Restate the material word for word and leave out anything that is a picture.
— Begin —
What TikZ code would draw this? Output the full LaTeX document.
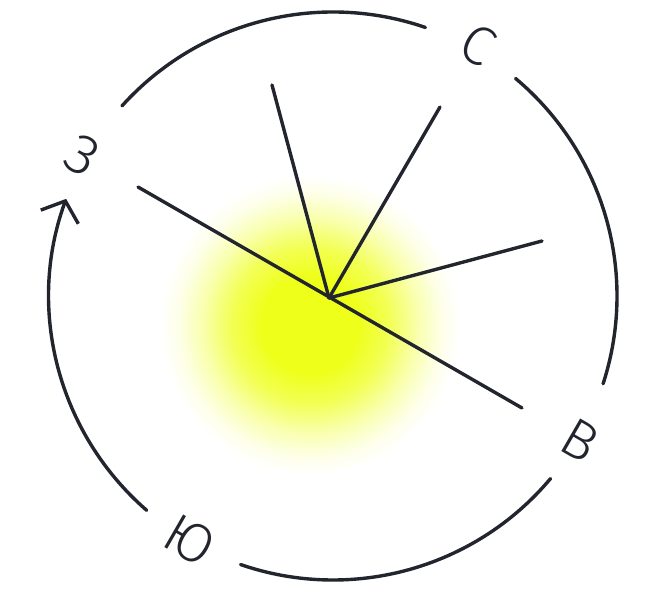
\documentclass[tikz,border=0pt]{standalone}
\usepackage{fontspec}
\setmainfont{Fira Sans}[UprightFont=* Light]
\usetikzlibrary{arrows.meta,calc}
\definecolor{ink}{HTML}{23252E}
\definecolor{glowc}{HTML}{EEFF1A}
\pgfdeclareradialshading{glow}{\pgfpoint{0bp}{0bp}}{color(0bp)=(glowc); color(8bp)=(glowc); color(13bp)=(glowc!75!white); color(18bp)=(glowc!35!white); color(22bp)=(glowc!10!white); color(25bp)=(white); color(50bp)=(white)}
\tikzset{
  ring/.style={draw=ink, line width=3.4pt, line cap=round},
  ray/.style={draw=ink, line width=3.4pt, line cap=round},
  letter/.style={text=ink, font=\fontsize{55}{60}\selectfont, inner sep=0pt},
}
\begin{document}
\begin{tikzpicture}[x=1pt,y=1pt]
\useasboundingbox (0,0) rectangle (646,592);
\shade[shading=glow] (310,267) circle (150);
\coordinate (C) at (333,296);
\coordinate (O) at (329,294);
% ring arcs
\draw[ring] ($(C)+(-18:284)$) arc[start angle=-18, end angle=50, radius=284];
\draw[ring] ($(C)+(71:284)$) arc[start angle=71, end angle=138, radius=284];
\draw[ring, -{Straight Barb[length=17pt,width=40pt]}] ($(C)+(229:284)$) arc[start angle=229, end angle=160, radius=284];
\draw[ring] ($(C)+(251:284)$) arc[start angle=251, end angle=320, radius=284];
% letters
\node[letter, rotate=-30] (N) at (478,547) {С};
\node[letter, rotate=-30] (E) at (580,152) {В};
\node[letter, rotate=-30] (S) at (190,52) {Ю};
\node[letter, rotate=-30] (W) at (82,437) {З};
% rays
\coordinate (r1) at (138,405);
\coordinate (r2) at (522,184);
\coordinate (r3) at (272,507);
\coordinate (r4) at (440,485);
\coordinate (r5) at (542,351);
\draw[ray] (r1) -- (r2);
\draw[ray] (O) -- (r3);
\draw[ray] (O) -- (r4);
\draw[ray] (O) -- (r5);
\end{tikzpicture}
\end{document}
— End —
* **The solution**
What TikZ code would draw this? Output the full LaTeX document.
\documentclass[tikz,border=0pt]{standalone}
\usepackage{fontspec}
\setmainfont{Fira Sans}[UprightFont=* Light]
\usetikzlibrary{arrows.meta,calc}
\definecolor{ink}{HTML}{23252E}
\definecolor{glowc}{HTML}{EEFF1A}
\pgfdeclareradialshading{glow}{\pgfpoint{0bp}{0bp}}{color(0bp)=(glowc); color(8bp)=(glowc); color(13bp)=(glowc!75!white); color(18bp)=(glowc!35!white); color(22bp)=(glowc!10!white); color(25bp)=(white); color(50bp)=(white)}
\tikzset{
  ring/.style={draw=ink, line width=3.4pt, line cap=round},
  ray/.style={draw=ink, line width=3.4pt, line cap=round},
  letter/.style={text=ink, font=\fontsize{55}{60}\selectfont, inner sep=0pt},
}
\begin{document}
\begin{tikzpicture}[x=1pt,y=1pt]
\useasboundingbox (0,0) rectangle (646,592);
\shade[shading=glow] (310,267) circle (150);
\coordinate (C) at (333,296);
\coordinate (O) at (329,294);
% ring arcs
\draw[ring] ($(C)+(-18:284)$) arc[start angle=-18, end angle=50, radius=284];
\draw[ring] ($(C)+(71:284)$) arc[start angle=71, end angle=138, radius=284];
\draw[ring, -{Straight Barb[length=17pt,width=40pt]}] ($(C)+(229:284)$) arc[start angle=229, end angle=160, radius=284];
\draw[ring] ($(C)+(251:284)$) arc[start angle=251, end angle=320, radius=284];
% letters
\node[letter, rotate=-30] (N) at (478,547) {С};
\node[letter, rotate=-30] (E) at (580,152) {В};
\node[letter, rotate=-30] (S) at (190,52) {Ю};
\node[letter, rotate=-30] (W) at (82,437) {З};
% rays
\coordinate (r1) at (138,405);
\coordinate (r2) at (522,184);
\coordinate (r3) at (272,507);
\coordinate (r4) at (440,485);
\coordinate (r5) at (542,351);
\draw[ray] (r1) -- (r2);
\draw[ray] (O) -- (r3);
\draw[ray] (O) -- (r4);
\draw[ray] (O) -- (r5);
\end{tikzpicture}
\end{document}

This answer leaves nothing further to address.